DO THIS
Select every line holding the word "pixels" and copy it.

#### DATASET

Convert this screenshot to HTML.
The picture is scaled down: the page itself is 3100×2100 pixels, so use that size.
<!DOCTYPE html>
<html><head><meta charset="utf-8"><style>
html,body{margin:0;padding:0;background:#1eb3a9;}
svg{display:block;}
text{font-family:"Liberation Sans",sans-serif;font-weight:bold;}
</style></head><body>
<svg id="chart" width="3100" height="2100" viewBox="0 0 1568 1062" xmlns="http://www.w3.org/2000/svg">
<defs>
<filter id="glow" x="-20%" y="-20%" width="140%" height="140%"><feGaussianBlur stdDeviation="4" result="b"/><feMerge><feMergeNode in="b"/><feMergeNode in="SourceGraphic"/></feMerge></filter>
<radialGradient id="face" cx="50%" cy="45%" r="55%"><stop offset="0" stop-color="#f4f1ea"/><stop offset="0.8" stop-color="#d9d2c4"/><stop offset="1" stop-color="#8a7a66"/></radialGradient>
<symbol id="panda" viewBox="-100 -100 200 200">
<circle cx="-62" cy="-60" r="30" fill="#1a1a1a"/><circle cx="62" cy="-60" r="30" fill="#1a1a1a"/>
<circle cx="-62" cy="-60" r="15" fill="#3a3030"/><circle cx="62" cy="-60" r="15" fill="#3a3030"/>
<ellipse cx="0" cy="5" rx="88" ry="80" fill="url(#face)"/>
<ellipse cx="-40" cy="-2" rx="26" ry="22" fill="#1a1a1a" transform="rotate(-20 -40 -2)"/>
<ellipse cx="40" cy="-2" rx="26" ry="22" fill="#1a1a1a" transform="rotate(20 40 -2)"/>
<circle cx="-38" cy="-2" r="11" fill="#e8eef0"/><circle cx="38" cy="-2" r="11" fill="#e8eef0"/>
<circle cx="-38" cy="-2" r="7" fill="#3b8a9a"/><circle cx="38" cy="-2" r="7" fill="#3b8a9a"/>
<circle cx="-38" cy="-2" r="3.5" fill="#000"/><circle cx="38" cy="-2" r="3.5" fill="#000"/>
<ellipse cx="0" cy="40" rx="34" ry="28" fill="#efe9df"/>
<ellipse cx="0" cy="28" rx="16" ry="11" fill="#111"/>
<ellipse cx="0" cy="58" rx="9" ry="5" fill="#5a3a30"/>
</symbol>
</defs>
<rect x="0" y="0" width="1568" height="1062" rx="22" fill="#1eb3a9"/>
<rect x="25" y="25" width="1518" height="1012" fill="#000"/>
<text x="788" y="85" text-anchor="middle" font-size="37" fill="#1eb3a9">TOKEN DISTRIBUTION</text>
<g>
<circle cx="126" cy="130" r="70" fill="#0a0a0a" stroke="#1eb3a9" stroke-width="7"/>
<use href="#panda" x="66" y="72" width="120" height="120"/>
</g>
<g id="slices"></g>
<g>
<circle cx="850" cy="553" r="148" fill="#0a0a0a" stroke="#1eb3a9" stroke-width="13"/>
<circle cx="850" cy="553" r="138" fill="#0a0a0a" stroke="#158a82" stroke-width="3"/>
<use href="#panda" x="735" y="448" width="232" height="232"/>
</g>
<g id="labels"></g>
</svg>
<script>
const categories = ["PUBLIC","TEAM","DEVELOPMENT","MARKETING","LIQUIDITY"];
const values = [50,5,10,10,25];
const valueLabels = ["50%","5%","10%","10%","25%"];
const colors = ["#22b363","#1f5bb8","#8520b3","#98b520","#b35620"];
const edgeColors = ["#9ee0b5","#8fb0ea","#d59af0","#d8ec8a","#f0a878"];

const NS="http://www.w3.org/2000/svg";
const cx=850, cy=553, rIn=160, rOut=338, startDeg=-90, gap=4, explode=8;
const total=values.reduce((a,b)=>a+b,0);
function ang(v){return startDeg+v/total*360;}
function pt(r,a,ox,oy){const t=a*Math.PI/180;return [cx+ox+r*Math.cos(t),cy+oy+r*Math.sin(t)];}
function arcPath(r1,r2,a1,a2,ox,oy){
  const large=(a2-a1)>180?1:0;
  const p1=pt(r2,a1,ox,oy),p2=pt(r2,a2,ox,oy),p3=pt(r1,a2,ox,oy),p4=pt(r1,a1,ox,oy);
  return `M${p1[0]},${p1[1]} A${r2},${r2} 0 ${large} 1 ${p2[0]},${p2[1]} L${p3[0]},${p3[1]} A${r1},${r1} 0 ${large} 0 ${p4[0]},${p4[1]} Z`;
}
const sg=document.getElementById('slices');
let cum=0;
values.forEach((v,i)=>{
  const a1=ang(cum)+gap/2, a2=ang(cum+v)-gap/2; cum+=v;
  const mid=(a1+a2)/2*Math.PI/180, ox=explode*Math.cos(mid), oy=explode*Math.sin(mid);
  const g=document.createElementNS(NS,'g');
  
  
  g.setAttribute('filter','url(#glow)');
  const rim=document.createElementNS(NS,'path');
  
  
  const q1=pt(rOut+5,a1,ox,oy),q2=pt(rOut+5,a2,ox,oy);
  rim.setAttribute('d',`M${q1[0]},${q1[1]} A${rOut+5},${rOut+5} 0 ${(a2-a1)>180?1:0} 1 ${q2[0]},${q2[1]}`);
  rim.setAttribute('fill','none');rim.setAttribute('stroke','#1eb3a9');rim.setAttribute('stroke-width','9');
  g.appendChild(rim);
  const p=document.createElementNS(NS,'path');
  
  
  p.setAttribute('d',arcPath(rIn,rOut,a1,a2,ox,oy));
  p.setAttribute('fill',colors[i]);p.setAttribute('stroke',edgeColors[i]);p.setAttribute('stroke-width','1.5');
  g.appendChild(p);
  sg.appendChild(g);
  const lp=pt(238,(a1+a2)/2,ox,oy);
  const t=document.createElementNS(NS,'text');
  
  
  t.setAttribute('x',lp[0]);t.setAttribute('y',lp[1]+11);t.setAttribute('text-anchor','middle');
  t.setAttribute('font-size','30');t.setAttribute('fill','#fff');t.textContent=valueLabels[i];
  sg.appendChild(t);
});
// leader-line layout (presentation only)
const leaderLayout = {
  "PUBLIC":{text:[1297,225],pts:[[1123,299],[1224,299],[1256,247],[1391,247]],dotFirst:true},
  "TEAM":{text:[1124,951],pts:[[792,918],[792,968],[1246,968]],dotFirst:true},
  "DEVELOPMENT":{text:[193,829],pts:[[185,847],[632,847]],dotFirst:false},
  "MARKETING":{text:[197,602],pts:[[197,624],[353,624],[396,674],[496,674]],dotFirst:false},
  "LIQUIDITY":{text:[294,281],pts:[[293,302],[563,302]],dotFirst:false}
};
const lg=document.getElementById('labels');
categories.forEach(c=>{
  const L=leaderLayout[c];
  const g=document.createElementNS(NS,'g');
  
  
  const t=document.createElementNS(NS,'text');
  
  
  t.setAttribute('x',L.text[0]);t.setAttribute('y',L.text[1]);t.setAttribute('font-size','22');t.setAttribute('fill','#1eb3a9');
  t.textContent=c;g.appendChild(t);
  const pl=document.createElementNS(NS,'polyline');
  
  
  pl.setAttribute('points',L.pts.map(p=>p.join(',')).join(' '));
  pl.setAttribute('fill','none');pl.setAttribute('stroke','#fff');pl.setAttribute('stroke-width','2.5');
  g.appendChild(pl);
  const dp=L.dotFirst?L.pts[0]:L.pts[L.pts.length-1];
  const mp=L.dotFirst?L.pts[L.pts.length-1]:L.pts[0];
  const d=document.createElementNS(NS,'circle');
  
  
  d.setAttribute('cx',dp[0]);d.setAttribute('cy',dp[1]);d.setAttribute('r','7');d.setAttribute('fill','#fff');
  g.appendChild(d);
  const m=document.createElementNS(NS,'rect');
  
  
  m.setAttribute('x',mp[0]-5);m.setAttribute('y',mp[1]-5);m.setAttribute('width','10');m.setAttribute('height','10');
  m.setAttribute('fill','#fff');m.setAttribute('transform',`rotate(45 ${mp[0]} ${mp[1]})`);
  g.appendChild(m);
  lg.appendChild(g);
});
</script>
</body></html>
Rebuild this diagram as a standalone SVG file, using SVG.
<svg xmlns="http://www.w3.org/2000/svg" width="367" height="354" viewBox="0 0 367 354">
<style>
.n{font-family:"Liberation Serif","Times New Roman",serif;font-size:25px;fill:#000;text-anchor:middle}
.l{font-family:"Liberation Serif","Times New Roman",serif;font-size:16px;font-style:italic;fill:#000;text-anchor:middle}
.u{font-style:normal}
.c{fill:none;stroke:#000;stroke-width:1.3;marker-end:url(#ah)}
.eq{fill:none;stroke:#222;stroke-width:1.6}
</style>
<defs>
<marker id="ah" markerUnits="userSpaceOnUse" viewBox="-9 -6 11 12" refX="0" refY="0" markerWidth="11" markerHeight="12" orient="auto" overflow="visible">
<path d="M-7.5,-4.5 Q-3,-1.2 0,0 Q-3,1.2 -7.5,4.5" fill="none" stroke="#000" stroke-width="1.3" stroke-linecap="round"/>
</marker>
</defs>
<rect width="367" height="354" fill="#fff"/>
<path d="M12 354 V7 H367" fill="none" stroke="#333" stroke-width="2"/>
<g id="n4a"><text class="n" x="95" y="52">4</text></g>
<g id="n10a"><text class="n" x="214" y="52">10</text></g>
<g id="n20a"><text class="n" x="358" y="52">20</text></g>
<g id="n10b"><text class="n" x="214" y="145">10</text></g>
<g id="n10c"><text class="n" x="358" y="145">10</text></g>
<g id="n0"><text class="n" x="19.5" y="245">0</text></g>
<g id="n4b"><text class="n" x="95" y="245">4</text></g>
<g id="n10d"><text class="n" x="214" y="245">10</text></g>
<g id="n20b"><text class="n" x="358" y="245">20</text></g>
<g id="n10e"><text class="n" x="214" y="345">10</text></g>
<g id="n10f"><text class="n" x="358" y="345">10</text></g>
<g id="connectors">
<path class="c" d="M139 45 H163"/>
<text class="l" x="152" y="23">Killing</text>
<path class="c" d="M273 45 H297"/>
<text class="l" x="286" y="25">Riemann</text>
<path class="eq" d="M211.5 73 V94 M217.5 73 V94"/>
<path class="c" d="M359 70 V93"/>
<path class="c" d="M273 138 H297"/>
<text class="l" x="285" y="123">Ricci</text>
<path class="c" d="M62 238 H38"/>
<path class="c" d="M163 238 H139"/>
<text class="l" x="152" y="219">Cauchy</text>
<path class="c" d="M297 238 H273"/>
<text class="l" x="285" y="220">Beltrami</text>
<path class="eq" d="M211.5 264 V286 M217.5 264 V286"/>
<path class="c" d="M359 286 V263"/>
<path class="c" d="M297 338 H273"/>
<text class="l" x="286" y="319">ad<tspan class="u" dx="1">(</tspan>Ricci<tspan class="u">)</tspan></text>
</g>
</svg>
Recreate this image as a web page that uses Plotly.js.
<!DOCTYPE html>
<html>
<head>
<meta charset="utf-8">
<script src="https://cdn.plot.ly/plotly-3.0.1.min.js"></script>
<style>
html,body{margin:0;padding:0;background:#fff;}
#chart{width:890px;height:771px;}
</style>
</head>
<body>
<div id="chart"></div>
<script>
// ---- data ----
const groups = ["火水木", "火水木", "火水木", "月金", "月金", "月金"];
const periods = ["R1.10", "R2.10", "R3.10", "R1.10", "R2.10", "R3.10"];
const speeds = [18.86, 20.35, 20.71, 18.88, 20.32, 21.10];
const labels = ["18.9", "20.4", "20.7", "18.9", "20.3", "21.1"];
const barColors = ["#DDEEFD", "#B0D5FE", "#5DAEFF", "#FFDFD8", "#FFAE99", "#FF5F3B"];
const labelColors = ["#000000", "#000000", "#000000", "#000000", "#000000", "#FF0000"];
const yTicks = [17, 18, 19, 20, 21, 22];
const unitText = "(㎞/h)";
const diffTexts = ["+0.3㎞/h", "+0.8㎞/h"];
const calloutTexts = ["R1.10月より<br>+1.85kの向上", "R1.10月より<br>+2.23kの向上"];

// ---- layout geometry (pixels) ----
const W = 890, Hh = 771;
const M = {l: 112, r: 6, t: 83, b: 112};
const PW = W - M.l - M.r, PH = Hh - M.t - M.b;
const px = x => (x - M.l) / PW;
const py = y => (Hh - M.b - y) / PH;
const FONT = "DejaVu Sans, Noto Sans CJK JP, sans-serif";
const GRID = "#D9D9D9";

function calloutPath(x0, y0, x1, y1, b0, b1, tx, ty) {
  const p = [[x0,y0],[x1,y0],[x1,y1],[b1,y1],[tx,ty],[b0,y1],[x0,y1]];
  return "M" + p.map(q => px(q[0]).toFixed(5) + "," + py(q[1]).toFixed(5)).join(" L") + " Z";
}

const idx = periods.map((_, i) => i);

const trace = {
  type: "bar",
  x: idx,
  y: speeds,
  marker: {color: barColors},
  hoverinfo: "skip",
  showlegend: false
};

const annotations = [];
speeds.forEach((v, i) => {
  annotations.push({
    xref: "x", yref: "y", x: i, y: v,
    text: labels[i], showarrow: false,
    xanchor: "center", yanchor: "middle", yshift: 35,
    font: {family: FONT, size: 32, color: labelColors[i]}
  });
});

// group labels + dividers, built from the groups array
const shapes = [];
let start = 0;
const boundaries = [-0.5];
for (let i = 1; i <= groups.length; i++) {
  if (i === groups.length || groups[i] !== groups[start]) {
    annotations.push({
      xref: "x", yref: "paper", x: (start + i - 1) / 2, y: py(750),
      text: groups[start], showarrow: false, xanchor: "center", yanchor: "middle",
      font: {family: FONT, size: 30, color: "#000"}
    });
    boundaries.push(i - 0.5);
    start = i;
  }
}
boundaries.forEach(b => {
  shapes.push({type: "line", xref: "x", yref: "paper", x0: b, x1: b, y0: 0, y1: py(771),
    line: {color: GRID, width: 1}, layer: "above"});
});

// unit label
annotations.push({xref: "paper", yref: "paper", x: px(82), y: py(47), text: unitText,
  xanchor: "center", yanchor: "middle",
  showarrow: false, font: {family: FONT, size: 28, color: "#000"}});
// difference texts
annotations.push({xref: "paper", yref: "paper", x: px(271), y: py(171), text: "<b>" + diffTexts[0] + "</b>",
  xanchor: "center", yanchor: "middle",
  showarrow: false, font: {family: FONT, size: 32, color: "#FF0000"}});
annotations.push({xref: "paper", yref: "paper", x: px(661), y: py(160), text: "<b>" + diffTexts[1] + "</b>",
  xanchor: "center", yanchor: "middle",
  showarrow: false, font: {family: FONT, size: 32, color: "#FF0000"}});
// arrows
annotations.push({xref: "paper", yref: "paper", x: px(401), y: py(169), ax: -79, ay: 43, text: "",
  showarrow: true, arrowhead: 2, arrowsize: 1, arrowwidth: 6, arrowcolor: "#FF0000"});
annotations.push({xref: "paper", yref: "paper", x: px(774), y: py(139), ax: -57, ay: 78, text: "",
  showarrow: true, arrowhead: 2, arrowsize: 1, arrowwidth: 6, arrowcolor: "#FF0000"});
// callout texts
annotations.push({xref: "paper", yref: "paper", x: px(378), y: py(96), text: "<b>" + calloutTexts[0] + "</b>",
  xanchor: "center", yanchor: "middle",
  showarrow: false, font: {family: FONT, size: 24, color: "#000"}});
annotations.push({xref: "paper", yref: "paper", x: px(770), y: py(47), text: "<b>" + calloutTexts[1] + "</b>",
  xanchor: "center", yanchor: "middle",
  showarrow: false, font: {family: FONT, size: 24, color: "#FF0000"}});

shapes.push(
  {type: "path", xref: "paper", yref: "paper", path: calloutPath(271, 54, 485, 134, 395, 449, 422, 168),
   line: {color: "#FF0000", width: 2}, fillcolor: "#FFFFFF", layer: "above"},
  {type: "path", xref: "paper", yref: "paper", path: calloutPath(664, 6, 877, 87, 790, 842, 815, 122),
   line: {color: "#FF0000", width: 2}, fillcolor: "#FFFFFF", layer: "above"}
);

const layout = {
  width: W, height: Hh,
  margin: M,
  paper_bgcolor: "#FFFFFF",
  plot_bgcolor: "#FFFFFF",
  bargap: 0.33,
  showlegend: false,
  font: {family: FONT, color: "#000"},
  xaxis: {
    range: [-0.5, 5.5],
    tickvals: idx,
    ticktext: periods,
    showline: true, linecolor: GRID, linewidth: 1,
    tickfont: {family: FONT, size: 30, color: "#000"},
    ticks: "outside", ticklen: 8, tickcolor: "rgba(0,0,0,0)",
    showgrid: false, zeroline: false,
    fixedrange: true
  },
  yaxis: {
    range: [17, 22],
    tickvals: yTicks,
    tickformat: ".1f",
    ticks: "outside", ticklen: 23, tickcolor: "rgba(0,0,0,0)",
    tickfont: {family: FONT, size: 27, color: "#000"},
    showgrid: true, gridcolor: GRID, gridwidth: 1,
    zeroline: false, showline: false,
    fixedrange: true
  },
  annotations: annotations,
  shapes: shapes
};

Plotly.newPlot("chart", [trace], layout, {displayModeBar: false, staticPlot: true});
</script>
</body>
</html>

########

RESULT BELOW
The picture is scaled down: the page itself is 3100×2100 pixels, so use that size.
// ---- layout geometry (pixels) ----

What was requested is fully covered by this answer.